In post World War II and then Cold War era Japan, it is likely that the plots for the episodes were symbolic of the things going on in the world at the time. This assumption can be made given how many plots revolved around one oppressive country invading another peaceful one, requiring Gigantor's aid to save them. It is debatable whether or not the writers meant for the oppressive country to be representative of the United States (Like many writers of the time did in the Japanese genre of giant monster and robot heroes) or of the Soviet Union, or even both. The same is true in the reverse, as peaceful countries could be the United States or symbolic of a country under the 'Iron Curtain' (Both would fit with the Soviet Union being portrayed as the oppressor) or as Japan itself (Which would fit if the oppressing country was the United States). Curiously, Gigantor's size, facial features and European knight-style armor suggest that the robot itself may have been inspired, at least in part, by Japanese perceptions of foreigners.
Ladd, who had produced the successful international, English-language adaptation of Astroboy, and Al Singer formed a corporation called Delphi Associates, Inc. in order to produce and distribute an English-language version of Tetsujin-28-gō. They took only 52 episodes of the Japanese series for the American market, and renamed the series Gigantor. Peter Fernandez wrote much of the English script, and participated in the dubbing. The series became an immediate hit with juvenile audiences, though adult reactions were sometimes hostile.
It was playing at 7:00 p.m. on New York's WPIX-TV in January 1966 when Variety gave it a particularly scathing review, calling it a "loud, violent, tasteless and cheerless cartoon." which was "strictly in the retarded babysitter class."
Even this reviewer, however, had to grudgingly admit the popularity of Gigantor, writing, "Ratings so far are reportedly good, but strictly pity the tikes and their misguided folks.
Gigantor became a popular Japanese export during this time. The series was shown on Melbourne television in January 1968 through Trans-Lux, on Channel 10 at 5:00pm. It was described by the TV Week as an "animated science fiction series about the world's mightiest robot, and 12-year-old Jimmy Sparks who controls the jet-propelled giant." The series was also screened in New South Wales (presumably around the same time) on the 0-10 Network's Sydney affiliate. It was also screened in New Zealand around the same time.
Gigantor was one of a number of Japanese TV series that enjoyed strong popularity with young viewers in Australia during the 1960s. The first and undoubtedly the most successful of these was the hugely successful live-action historical adventure series The Samurai, the first Japanese TV series ever screened in Australia, which premiered in late 1964. It was followed by a contemporary ninja-based live action espionage series, Phantom Agents, and a number of popular Japanese animated series including Astro Boy, Prince Planet, Marine Boy and Kimba the White Lion, the cartoon series which is reputed to have been the uncredited basis for Disney's The Lion King.
In July 1994, Fox Family Films, a division of 20th Century Fox, acquired the rights to "Gigantor" for a live-action motion picture.

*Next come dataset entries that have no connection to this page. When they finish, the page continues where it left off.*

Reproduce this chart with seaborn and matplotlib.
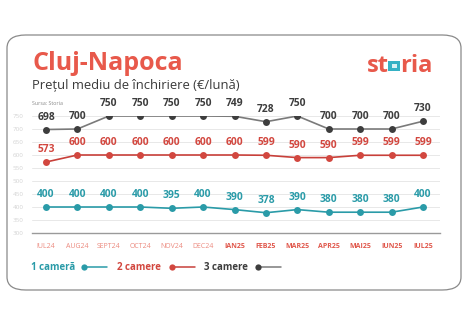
import matplotlib
matplotlib.use("Agg")
import matplotlib.pyplot as plt
import seaborn as sns
import pandas as pd
from matplotlib.patches import FancyBboxPatch, Rectangle

months = ["IUL24", "AUG24", "SEPT24", "OCT24", "NOV24", "DEC24", "IAN25",
          "FEB25", "MAR25", "APR25", "MAI25", "IUN25", "IUL25"]
one_room = [400, 400, 400, 400, 395, 400, 390, 378, 390, 380, 380, 380, 400]
two_rooms = [573, 600, 600, 600, 600, 600, 600, 599, 590, 590, 599, 599, 599]
three_rooms = [698, 700, 750, 750, 750, 750, 749, 728, 750, 700, 700, 700, 730]
series_names = ["1 cameră", "2 camere", "3 camere"]
y_ticks = [300, 350, 400, 450, 500, 550, 600, 650, 700, 750]

colors = {"1 cameră": "#2a9ba8", "2 camere": "#d2473f", "3 camere": "#3d3d3d"}
line_colors = {"1 cameră": "#2a9ba8", "2 camere": "#c8403a", "3 camere": "#7a7a7a"}
coral = "#e8594b"

rows = []
for name, vals in zip(series_names, [one_room, two_rooms, three_rooms]):
    for i, (m, v) in enumerate(zip(months, vals)):
        rows.append({"idx": i, "month": m, "value": v, "series": name})
df = pd.DataFrame(rows)

sns.set_theme(style="white")
plt.rcParams["font.family"] = ["Open Sans", "DejaVu Sans"]

W, H = 468, 326
fig = plt.figure(figsize=(W / 100, H / 100), dpi=100)
fig.patch.set_facecolor("white")

# card
card = FancyBboxPatch((7 / W, 1 - 290 / H), (461 - 7) / W, (290 - 35) / H,
                      boxstyle="round,pad=0,rounding_size=0.04",
                      transform=fig.transFigure, facecolor="white",
                      edgecolor="#8a8a8a", linewidth=0.9, zorder=-5)
fig.patches.append(card)

ax = fig.add_axes([32 / W, 1 - 233 / H, (440 - 32) / W, (233 - 116) / H])
ax.set_facecolor("none")
ax.set_zorder(2)

sns.lineplot(data=df, x="idx", y="value", hue="series", palette=line_colors,
             marker="o", markersize=5, markeredgewidth=0, linewidth=1.2,
             legend=False, ax=ax, zorder=3)
for line, name in zip(ax.get_lines(), series_names):
    line.set_markerfacecolor(colors[name])
    line.set_markeredgecolor(colors[name])

ax.set_xlim(-0.446, 12.54)
ax.set_ylim(300, 750)
ax.set_yticks(y_ticks)
ax.set_yticklabels([str(t) for t in y_ticks], fontsize=4.5, color="#d4d4d4")
ax.set_xticks(range(len(months)))
ax.set_xticklabels(months, fontsize=5)
for i, lab in enumerate(ax.get_xticklabels()):
    if months[i].endswith("25"):
        lab.set_color("#e0574b")
        lab.set_fontweight("bold")
    else:
        lab.set_color("#ec8b80")
ax.tick_params(axis="x", length=0, pad=7)
ax.tick_params(axis="y", length=0, pad=6)
ax.set_xlabel("")
ax.set_ylabel("")
ax.grid(axis="y", color="#e8e8e8", linewidth=0.7)
for s in ["top", "right", "left"]:
    ax.spines[s].set_visible(False)
ax.spines["bottom"].set_color("#9a9a9a")
ax.spines["bottom"].set_linewidth(1.0)

for name, vals in zip(series_names, [one_room, two_rooms, three_rooms]):
    for i, v in enumerate(vals):
        ax.annotate(str(v), (i, v), xytext=(0, 9), textcoords="offset points",
                    ha="center", va="center", fontsize=7.4, fontweight="bold",
                    color=colors[name], annotation_clip=False)

# titles
fig.text(32 / W, 1 - 64 / H, "Cluj-Napoca", fontsize=18, fontweight="bold",
         color=coral, va="center", ha="left")
fig.text(32 / W, 1 - 86 / H, "Prețul mediu de închiriere (€/lună)", fontsize=9.4,
         color="#3a3a3a", va="center", ha="left")
fig.text(32 / W, 1 - 104 / H, "Sursa: Storia", fontsize=3.8, color="#888888",
         va="center", ha="left")

# logo
fig.text(388.5 / W, 1 - 66 / H, "st", fontsize=17, fontweight="bold", color=coral,
         va="center", ha="right")
fig.patches.append(Rectangle((388 / W, 1 - 71 / H), 12 / W, 10 / H,
                             transform=fig.transFigure, facecolor="#35b1c4",
                             edgecolor="none"))
fig.patches.append(Rectangle((391.5 / W, 1 - 68 / H), 5 / W, 4 / H,
                             transform=fig.transFigure, facecolor="#d9f1f4",
                             edgecolor="none"))
fig.text(400 / W, 1 - 66 / H, "ria", fontsize=17, fontweight="bold", color=coral,
         va="center", ha="left")

# legend
leg_y = 1 - 267 / H
leg = [("1 cameră", 31, 84, 107), ("2 camere", 117, 172, 195), ("3 camere", 204, 258, 281)]
for name, tx, mx, ex in leg:
    fig.text(tx / W, leg_y, name, fontsize=7.0, fontweight="bold", color=colors[name],
             va="center", ha="left")
    fig.add_artist(plt.Line2D([mx / W, ex / W], [leg_y, leg_y], color=line_colors[name],
                              linewidth=1.1, transform=fig.transFigure))
    fig.add_artist(plt.Line2D([mx / W], [leg_y], color=colors[name], marker="o",
                              markersize=4.5, markeredgewidth=0,
                              transform=fig.transFigure))

fig.savefig("out.png", dpi=100, facecolor="white")
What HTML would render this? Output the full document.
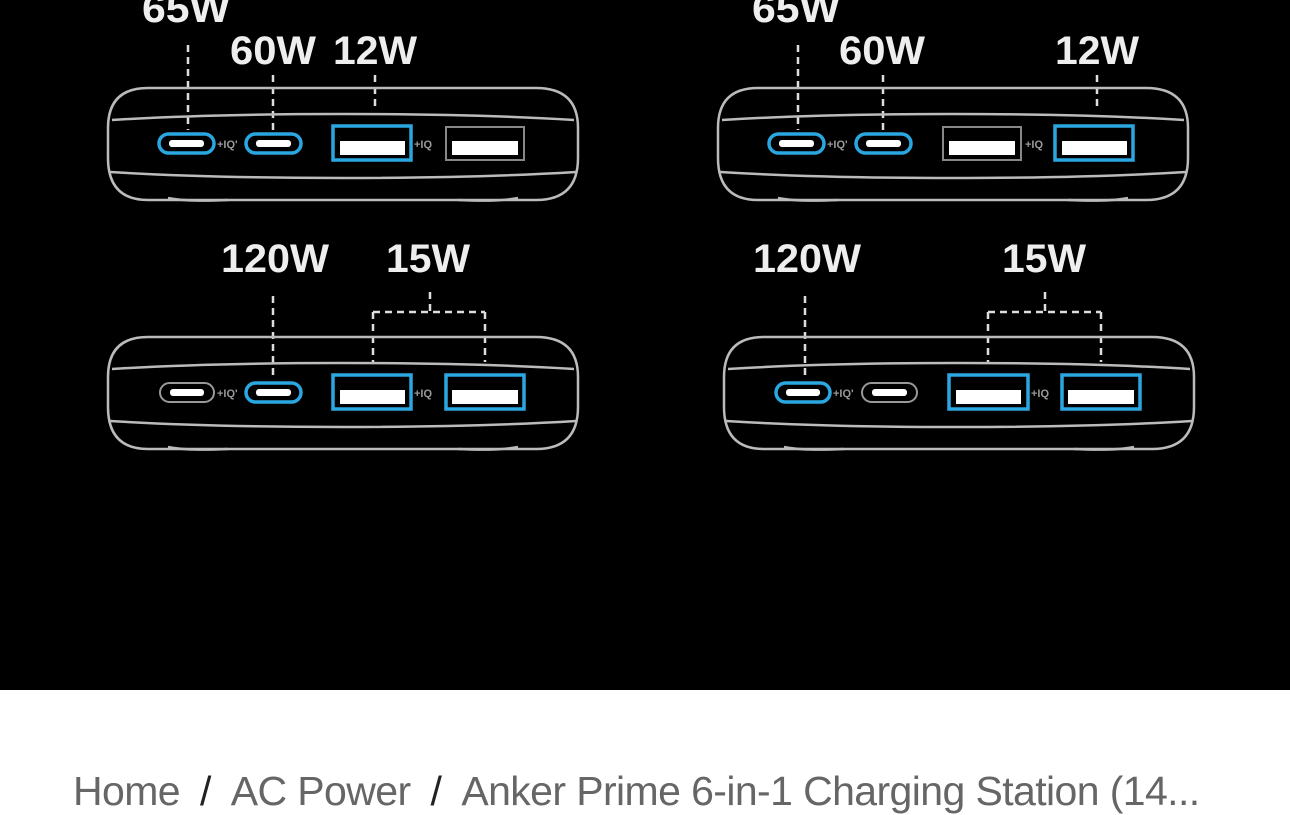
<!DOCTYPE html>
<html><head><style>
body{margin:0;width:1290px;height:813px;background:#fff;overflow:hidden;font-family:"Liberation Sans",sans-serif}
.bc{position:absolute;left:73px;top:768px;font-size:41px;color:#666;white-space:nowrap;letter-spacing:-0.6px}
.bc b{font-weight:normal;color:#222;margin:0 20px}
</style></head><body>
<svg width="1290" height="690" style="position:absolute;left:0;top:0;display:block">
<rect width="1290" height="690" fill="#000"/>
<defs>
<g id="body" fill="none" stroke="#bbb" stroke-width="2.5">
<path d="M40 0 H428 Q470 0 470 40 V70 Q470 112 428 112 H40 Q0 112 0 70 V40 Q0 0 40 0Z"/>
<path d="M4 32 Q100 26 234 26 Q370 26 466 32"/>
<path d="M2 84 Q100 90 234 90 Q370 90 468 84"/>
<path d="M60 110 Q80 114 120 112 M350 112 Q390 114 410 110"/>
</g>
</defs>
<g font-family="Liberation Sans" font-weight="bold" font-size="40" fill="#eee" text-anchor="middle">
<text x="186" y="22" textLength="88" lengthAdjust="spacingAndGlyphs">65W</text><text x="273" y="64" textLength="86" lengthAdjust="spacingAndGlyphs">60W</text><text x="375" y="64" textLength="84" lengthAdjust="spacingAndGlyphs">12W</text>
<text x="796" y="22" textLength="88" lengthAdjust="spacingAndGlyphs">65W</text><text x="882" y="64" textLength="86" lengthAdjust="spacingAndGlyphs">60W</text><text x="1097" y="64" textLength="84" lengthAdjust="spacingAndGlyphs">12W</text>
<text x="275" y="272" textLength="108" lengthAdjust="spacingAndGlyphs">120W</text><text x="428" y="272" textLength="84" lengthAdjust="spacingAndGlyphs">15W</text>
<text x="807" y="272" textLength="108" lengthAdjust="spacingAndGlyphs">120W</text><text x="1044" y="272" textLength="84" lengthAdjust="spacingAndGlyphs">15W</text>
</g>
<g stroke="#ddd" stroke-width="2.5" stroke-dasharray="7,5" fill="none">
<path d="M188 45V130M273 75V130M375 75V110"/>
<path d="M798 45V130M883 75V130M1097 75V110"/>
<path d="M273 296V380M430 292V312M373 312H485M373 312V362M485 312V362"/>
<path d="M805 296V380M1045 292V312M988 312H1101M988 312V362M1101 312V362"/>
</g>
<use href="#body" x="108" y="88"/><use href="#body" x="718" y="88"/>
<use href="#body" x="108" y="337"/><use href="#body" x="724" y="337"/>
<g stroke-width="3.5" fill="none">
<rect x="159" y="134" width="55" height="19" rx="9.5" stroke="#2aa7e0"/><rect x="169" y="140" width="35" height="7" rx="3" fill="#fff" stroke="none"/>
<rect x="246" y="134" width="55" height="19" rx="9.5" stroke="#2aa7e0"/><rect x="256" y="140" width="35" height="7" rx="3" fill="#fff" stroke="none"/>
<rect x="333" y="126" width="78" height="34" stroke="#2aa7e0"/><rect x="340" y="141" width="65" height="14" fill="#fff" stroke="none"/>
<rect x="446" y="127" width="78" height="33" stroke="#888" stroke-width="2"/><rect x="452" y="141" width="66" height="14" fill="#fff" stroke="none"/>
<rect x="769" y="134" width="55" height="19" rx="9.5" stroke="#2aa7e0"/><rect x="779" y="140" width="35" height="7" rx="3" fill="#fff" stroke="none"/>
<rect x="856" y="134" width="55" height="19" rx="9.5" stroke="#2aa7e0"/><rect x="866" y="140" width="35" height="7" rx="3" fill="#fff" stroke="none"/>
<rect x="943" y="127" width="78" height="33" stroke="#888" stroke-width="2"/><rect x="949" y="141" width="66" height="14" fill="#fff" stroke="none"/>
<rect x="1055" y="126" width="78" height="34" stroke="#2aa7e0"/><rect x="1062" y="141" width="65" height="14" fill="#fff" stroke="none"/>
<rect x="160" y="383" width="54" height="19" rx="9.5" stroke="#999" stroke-width="2"/><rect x="170" y="389" width="34" height="7" rx="3" fill="#fff" stroke="none"/>
<rect x="246" y="383" width="55" height="19" rx="9.5" stroke="#2aa7e0"/><rect x="256" y="389" width="35" height="7" rx="3" fill="#fff" stroke="none"/>
<rect x="333" y="375" width="78" height="34" stroke="#2aa7e0"/><rect x="340" y="390" width="65" height="14" fill="#fff" stroke="none"/>
<rect x="446" y="375" width="78" height="34" stroke="#2aa7e0"/><rect x="452" y="390" width="66" height="14" fill="#fff" stroke="none"/>
<rect x="776" y="383" width="54" height="19" rx="9.5" stroke="#2aa7e0"/><rect x="786" y="389" width="34" height="7" rx="3" fill="#fff" stroke="none"/>
<rect x="862" y="383" width="55" height="19" rx="9.5" stroke="#999" stroke-width="2"/><rect x="872" y="389" width="35" height="7" rx="3" fill="#fff" stroke="none"/>
<rect x="949" y="375" width="79" height="34" stroke="#2aa7e0"/><rect x="956" y="390" width="65" height="14" fill="#fff" stroke="none"/>
<rect x="1062" y="375" width="78" height="34" stroke="#2aa7e0"/><rect x="1068" y="390" width="66" height="14" fill="#fff" stroke="none"/>
</g>
<g font-family="Liberation Sans" font-weight="bold" font-size="11" fill="#999">
<text x="217" y="148">+IQ'</text><text x="414" y="148">+IQ</text>
<text x="827" y="148">+IQ'</text><text x="1025" y="148">+IQ</text>
<text x="217" y="397">+IQ'</text><text x="414" y="397">+IQ</text>
<text x="833" y="397">+IQ'</text><text x="1031" y="397">+IQ</text>
</g>
</svg>
<div class="bc">Home<b>/</b>AC Power<b>/</b>Anker Prime 6-in-1 Charging Station (14...</div>
</body></html>
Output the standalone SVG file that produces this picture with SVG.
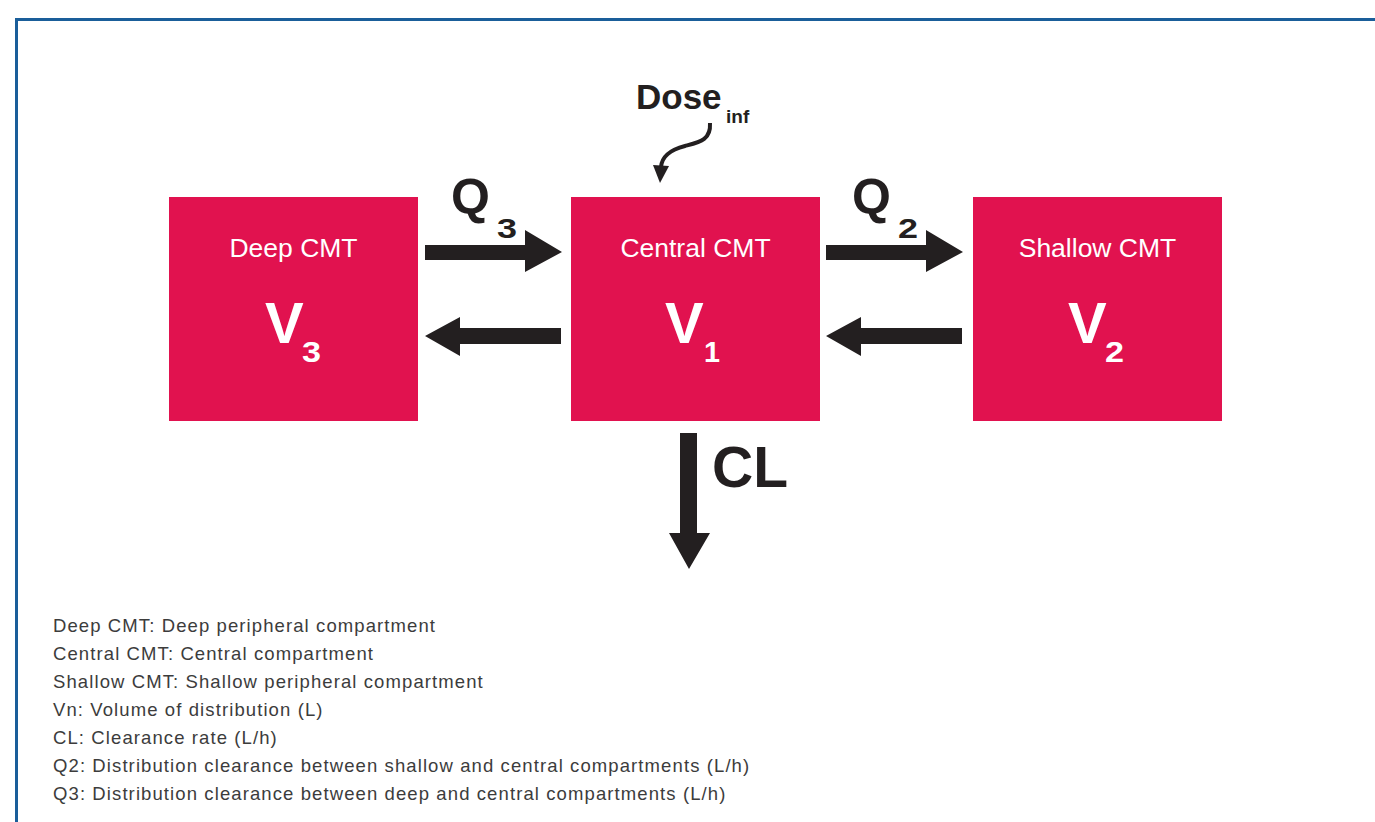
<svg xmlns="http://www.w3.org/2000/svg" width="1375" height="822" viewBox="0 0 1375 822">
<style>
.box{fill:#e1124f}
.lbl{font-family:"Liberation Sans",Arial,sans-serif;fill:#fff;font-size:26.5px;text-anchor:middle}
.v{font-family:"Liberation Sans",Arial,sans-serif;fill:#fff;font-weight:bold;font-size:58px}
.blk{font-family:"Liberation Sans",Arial,sans-serif;fill:#231f20;font-weight:bold}
.arr{fill:#231f20}
.leg{font-family:"Liberation Sans",Arial,sans-serif;fill:#3c3c3c;font-size:18.5px;letter-spacing:1.1px}
</style>
<rect width="1375" height="822" fill="#fff"/>
<path d="M16.5 840 V19.5 H1400" fill="none" stroke="#1a5e9a" stroke-width="3"/>
<g id="deep">
<rect class="box" x="169" y="197" width="249" height="224"/>
<text class="lbl" x="293.5" y="257">Deep CMT</text>
<text class="v" x="265" y="343">V<tspan x="302" y="362" font-size="30" textLength="19" lengthAdjust="spacingAndGlyphs">3</tspan></text>
</g>
<g id="central">
<rect class="box" x="571" y="197" width="249" height="224"/>
<text class="lbl" x="695.5" y="257">Central CMT</text>
<text class="v" x="665" y="343">V<tspan x="704" y="362" font-size="30" textLength="16" lengthAdjust="spacingAndGlyphs">1</tspan></text>
</g>
<g id="shallow">
<rect class="box" x="973" y="197" width="249" height="224"/>
<text class="lbl" x="1097.5" y="257">Shallow CMT</text>
<text class="v" x="1068" y="343">V<tspan x="1105" y="362" font-size="30" textLength="19" lengthAdjust="spacingAndGlyphs">2</tspan></text>
</g>
<g id="connectors">
<polygon class="arr" points="425,245 525,245 525,230 562,252 525,272 525,260 425,260"/>
<polygon class="arr" points="561,328 460,328 460,317 425,336 460,356 460,344 561,344"/>
<polygon class="arr" points="826,245 926,245 926,230 963,252 926,272 926,260 826,260"/>
<polygon class="arr" points="962,328 861,328 861,317 826,336 861,356 861,344 962,344"/>
<polygon class="arr" points="680,433 697,433 697,533 710,533 689,569 669,533 680,533"/>
<path d="M710 123 C711 140 700 142 685 146 C670 150 662 156 661 167" fill="none" stroke="#231f20" stroke-width="4"/>
<polygon class="arr" points="653,165 669,166 660,183"/>
</g>
<g id="labels">
<text class="blk" x="451" y="214" font-size="50">Q<tspan x="497" y="238" font-size="28" textLength="20" lengthAdjust="spacingAndGlyphs">3</tspan></text>
<text class="blk" x="852" y="214" font-size="50">Q<tspan x="898" y="238" font-size="28" textLength="20" lengthAdjust="spacingAndGlyphs">2</tspan></text>
<text class="blk" x="712" y="487" font-size="57">CL</text>
<text class="blk" x="636" y="109" font-size="35">Dose<tspan x="726" y="123" font-size="19">inf</tspan></text>
</g>
<g id="legend">
<text class="leg" x="53" y="632">Deep CMT: Deep peripheral compartment</text>
<text class="leg" x="53" y="660">Central CMT: Central compartment</text>
<text class="leg" x="53" y="688">Shallow CMT: Shallow peripheral compartment</text>
<text class="leg" x="53" y="716">Vn: Volume of distribution (L)</text>
<text class="leg" x="53" y="744">CL: Clearance rate (L/h)</text>
<text class="leg" x="53" y="772">Q2: Distribution clearance between shallow and central compartments (L/h)</text>
<text class="leg" x="53" y="800">Q3: Distribution clearance between deep and central compartments (L/h)</text>
</g>
</svg>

Anticipating that Gigantor would become a franchise for the studio, Fox tapped screenwriters Steve Meerson and Peter Krikes to prepare the script and budgeted between $35 million and $50 million for the film. Executive producers Fred Ladd and Aeiji Katayama indicated that Mitsuteru Yokoyama would get an executive producer credit and that the 50 foot robot would be updated and modernized for the 1990s with a 12 foot height and morphed and computer-generated features.
Jimmy Spark's voice was that of Billie Lou Watt. The voice of Inspector Blooper was that of Ray Owens. Gilbert Mack voiced Dick Strong. Peter Fernandez provided the voices of other Gigantor characters.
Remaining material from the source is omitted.